Port City Notebook

News, views and random observations around Alexandria

An Open Letter to the School Board

Dear Chair Anderson, Vice-Chair Nolan and Members of the School Board:

Your decision this Thursday about whether to maintain one connected T.C. Williams High School or to build a second comprehensive high school is about as clear-cut as it gets: Choose the option for adding capacity that is quickest, least expensive and most equitable.

Most equitable: To avoid repeating the sins of the past is the most important reason why you should maintain one connected T.C. I’m under no illusion that the current T.C. is as equitable as it should be or as equitable as it can be. But those in the higher-ed admissions world hold T.C. in high regard for its diverse and college-ready student body. Who amongst the “in the know” parents will want their children to attend the new high school and effectively give up that reputational advantage when it comes to college admissions? That alone will lead to inequities between the two schools—preceded by one heckuva redistricting fight.

Least expensive: The cost of rebuilding Minnie Howard is less than the cost of building a second comprehensive high school building and providing the requisite equivalent academic and extracurricular experience for students.

Quickest: Rebuilding Minnie Howard has been under consideration for more than five years. (As you know, it was the recommendation of T.C. faculty members.) There are no serious obstacles to moving forward. Just do it. Swapping Chinquapin and Minnie Howard might have been a nice option if considered years ago, but just as with the stadium lights, inevitably litigation from neighbors and bureaucratic red tape will create unacceptable delays to building on the Chinquapin field. As Superintendent Hutchings has explained, building a second comprehensive high school will be a more complicated—and more time-consuming—undertaking. After years of procrastination, we’ve forfeited the luxury to consider whether some other approach might be slightly more preferable; we need to give weight to expediency.

Among the reasons I hear from parents who support a second comprehensive high school is that more students would be able to participate in interscholastic sports. I certainly hope that athletics are not driving this decision and would add that many sports at T.C. are welcome to all who wish to participate, with no cuts, and that there are also intramural teams as well as hundreds of clubs and student organizations.
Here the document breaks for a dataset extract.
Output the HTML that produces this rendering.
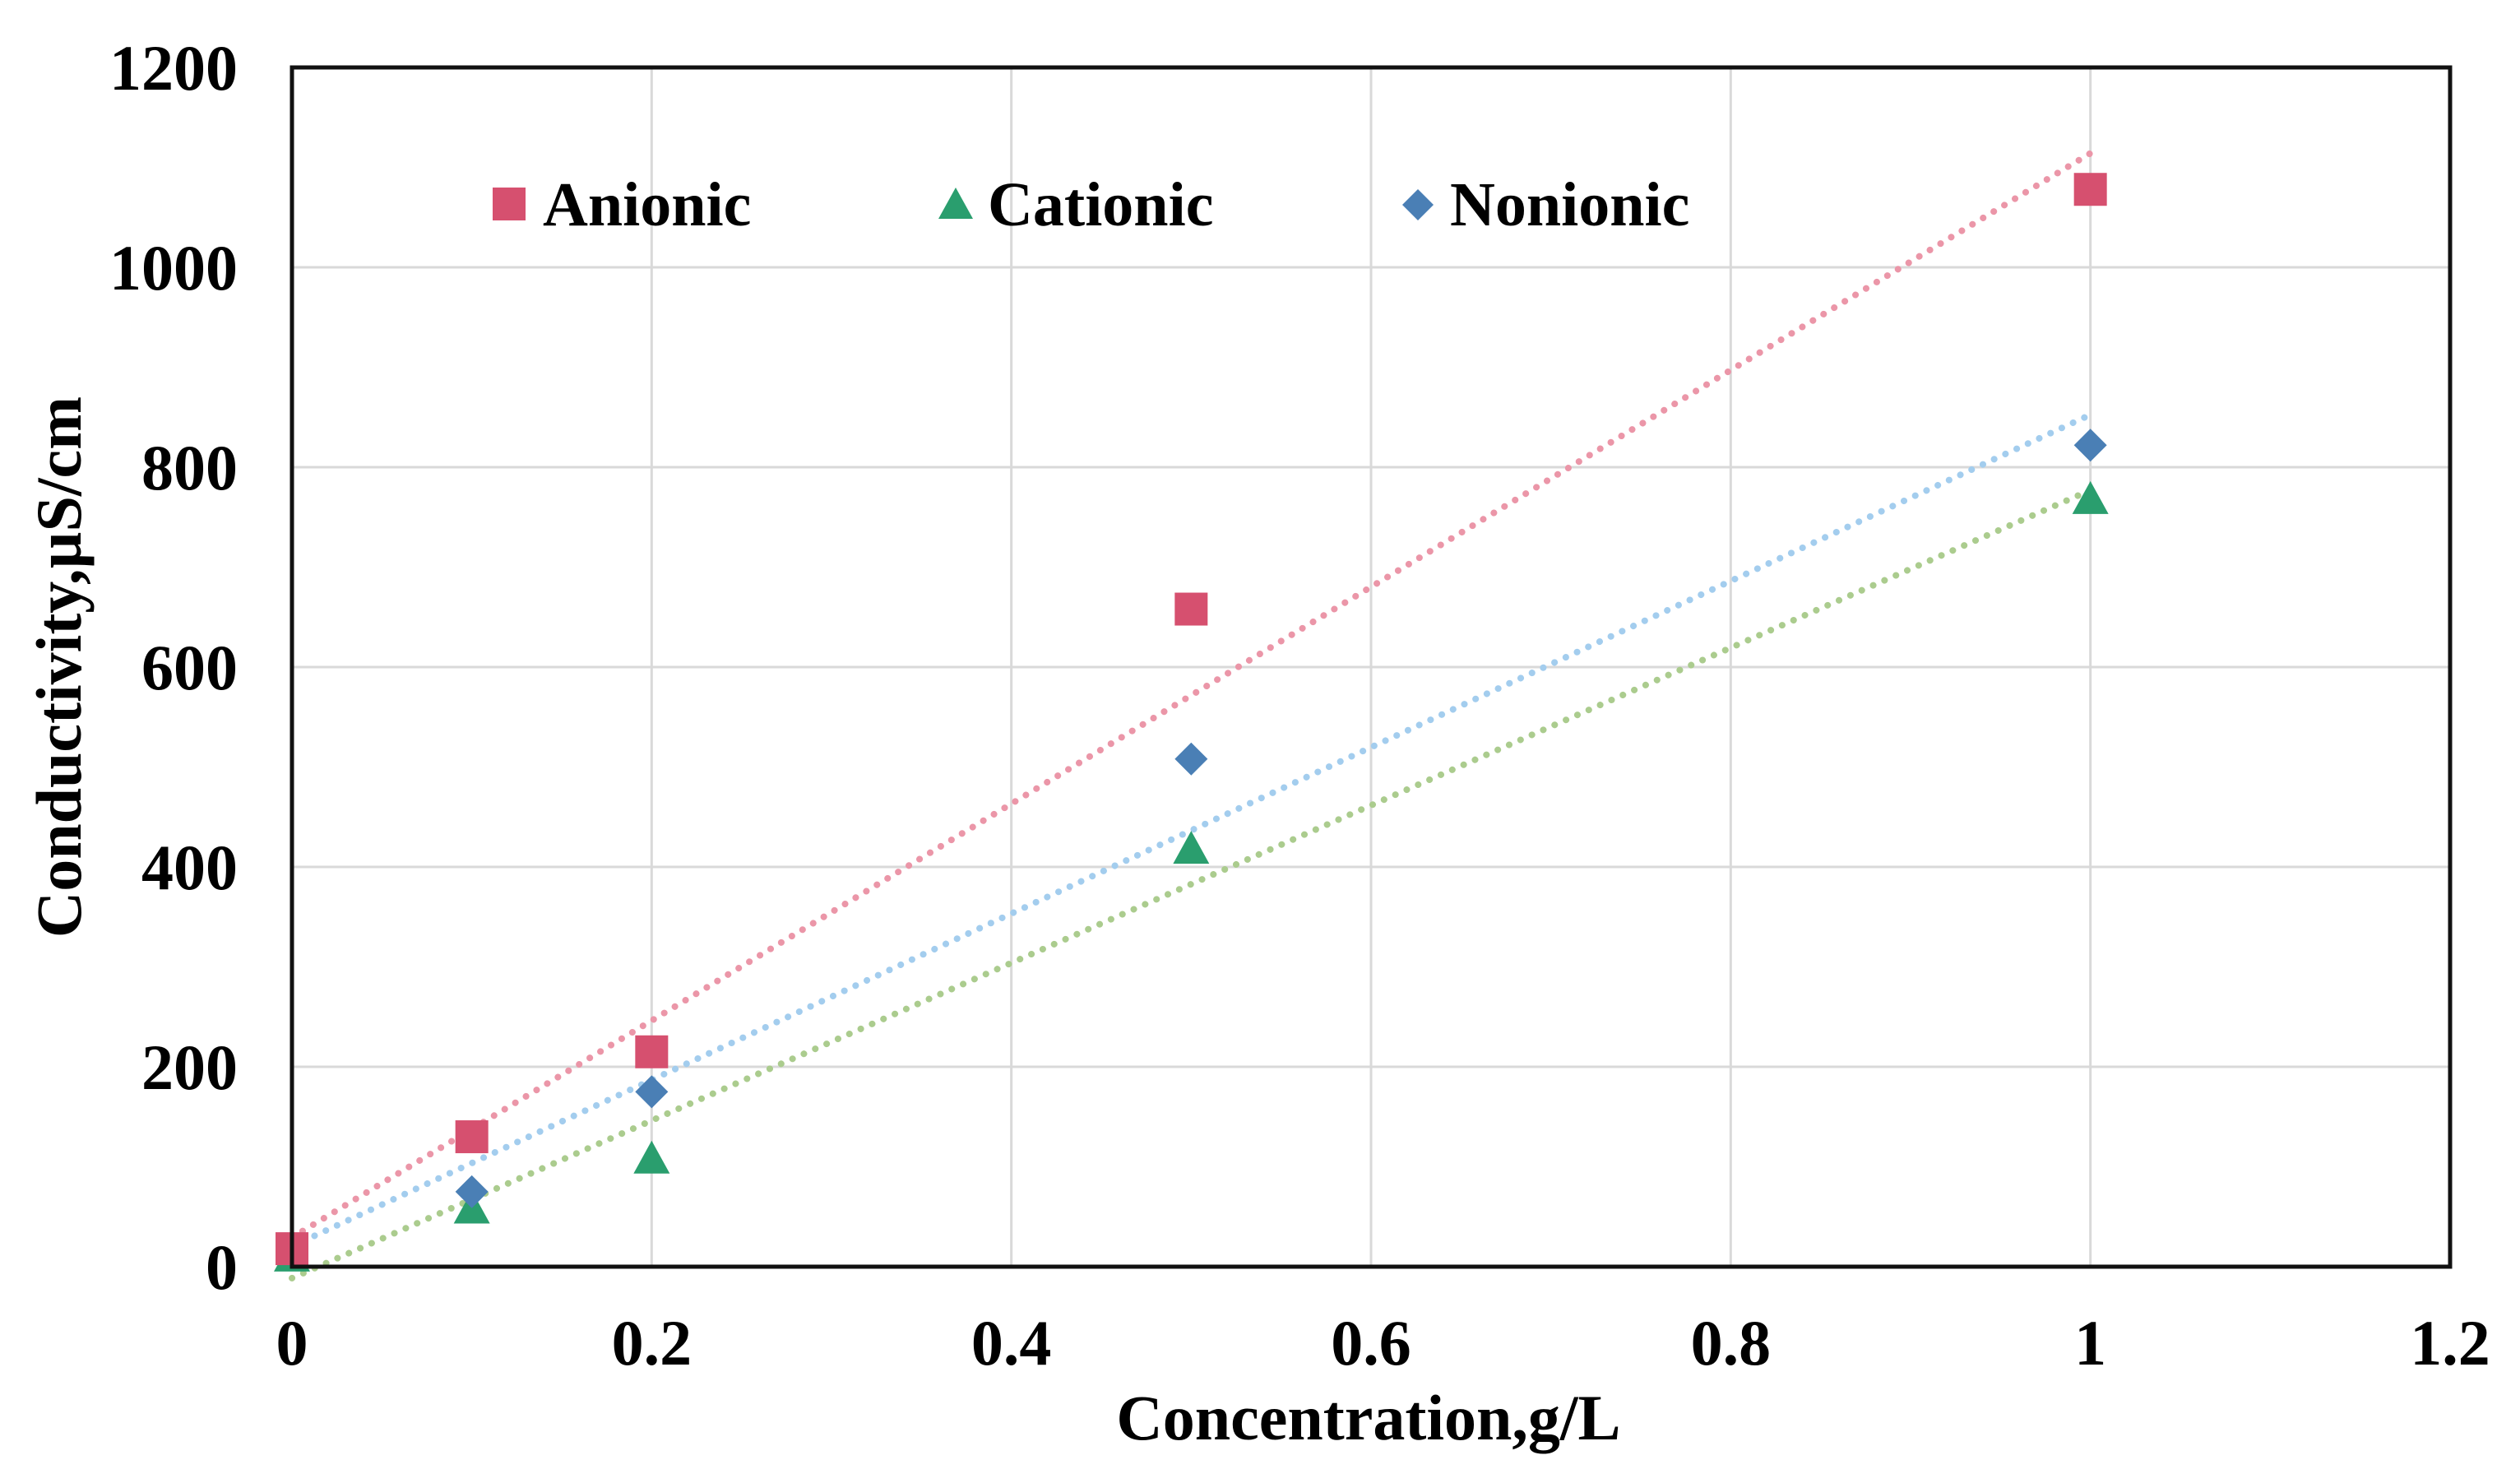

I also hear from parents of elementary students in particular that T.C. has gotten just too big. I sympathize with that concern. It’s the largest public high school in the state of Virginia. It’s too easy for some kids to fall through the cracks. But as a parent of two Class of ’16 graduates, I try to reassure those parents that the opportunities available at a large, well-resourced school are nearly limitless, and that our children had meaningful, close relationships with educators that shaped them in important ways and influenced their future courses of study.

A little more than a week ago, the City Council voted 4-3 on an issue that bitterly divides the city—whether to eliminate one lane for vehicles in order to add bike lanes and sidewalks on a small portion of Seminary Road. My neighborhood listserv is still litigating—and relitigating—the matter, and the vitriol directed toward the city council members who voted to follow the city’s transportation plans and policies virtually assures that qualified candidates will think long and hard before running for city office.

But there is at least one thing that draws Alexandrians together regardless of race, class or ethnicity, or whether you love or hate bicyclists, and that’s T.C. Williams High School. We all share together in the pride of a winning soccer team, a choir that performs at the Kennedy Center or a brilliant student who wins a $250,000 prize for discovering a new planet. It’s Titan Pride. It has been years in the making and it’s worth preserving.